Wednesday, July 7, 2010

The Fourth

Every year the beautiful and serene Riverside Park becomes trampled with trailers, portable stages, tents, tarps, food stands, bouncy castles, sticky cotton candy children, cigarettes, wagon pulls, and hundreds of people to commemorate the day the young, angsty, ragamuffin (5 points!) America signed a big piece of parchment that said “SCREW YOU, Great Britain! You’re not the boss of me!” and independence ensued.
(TJ = Thomas Jefferson. I think that’s what the other founding fathers probably called him.)

Now, 234 years later, we have Riverfest in La Crosse. Complete with patriotic garb that would make Stacy and Clinton from What Not To Wear actually explode.  My favorite was a man in a polyester button-down short-sleeved shirt with an American Flag background, and a flying bald eagle holding on to the handlebars of a motorcycle. It was too gruesome to take a picture of, but I went through the trouble of doing a Google search for "Harley," "Bald Eagle," and "American Flag" and made a collage that is frighteningly similar to the real thing, in case you needed a visual...
(American Flag + A simple motorcycle picture + a National Geographic picture of an eagle diving for a fish + a little layering = a level of kitsch one cannot experience without a gas mask.) 

I hit up The Fest (that’s what us regulars call it) rarely, and for the past couple years it’s been either beautiful or so freaking hot. This year, however, we had rain.  Not only did we have rain, but it was also sweltering. My protective NorthFace jacket was doing a bang-up job keeping the rain out, but the ideal of my personal dryness was just a ruse (5 points!), apparently, because despite the rain-resistance, I was sweating underneath like Mel Gibson at a Bar Mitzvah.  
(I’d like to apologize for that last joke. Not to Mel Gibson, but to Comedy herself. I was having trouble coming up with “Sweating Like A…” jokes, so I looked some up online. What is wrong with me?)

The patchwork of tarps placed hours before on the sublime grass of Riverside had puddles galore as far as the eye could see. Who knows if the owners would be able to enjoy their prime spots to view the fireworks later.
I had no plan to stay at the fireworks—nor The Fest, for that matter—for long.  Only one thing did I need. You say “Fest,” and the salivating starts for me. I cannot help but follow the intangible force that is the call of Tom Thumb Donuts.
(Mission accomplished.) 


  1. I don't really understand why Mel Gibson would sweat at a bar mitzvah? Is it because he's expected to give lots of money? Is he a former Jew? OR WHAT?!

    Sounds delicious and awkward though! Grand. :)

  2. p.s. those doughnuts look like chicken in that picture.
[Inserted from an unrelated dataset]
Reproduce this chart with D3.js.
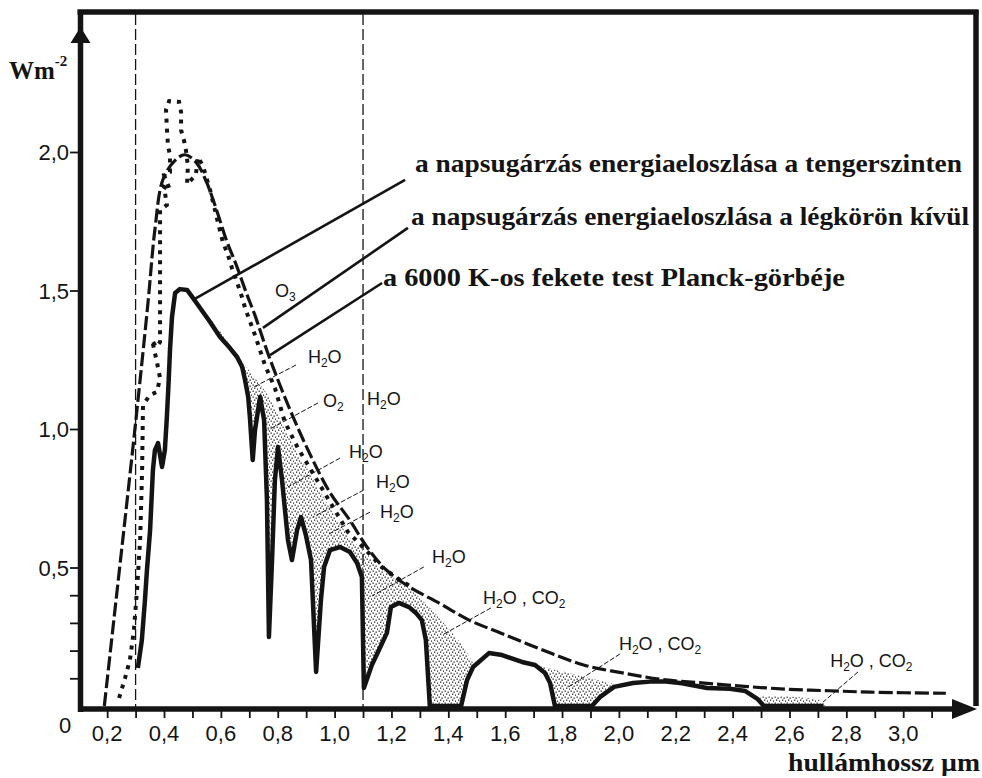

  3. Mel Gibson, it seems, hates Jews. At least when he's drunk and getting arrested. Google "Mel Gibson Anti-Semetic Comments." :)

  4. Those doughnuts DO kind of look like chicken Mc Nuggets! Sad. The best thing (besides their greasy awesome yumminess) is the stray sugar they leave all over your face and fingers.

    I totally believe that a guy would be wearing a shirt like that at Riverfest!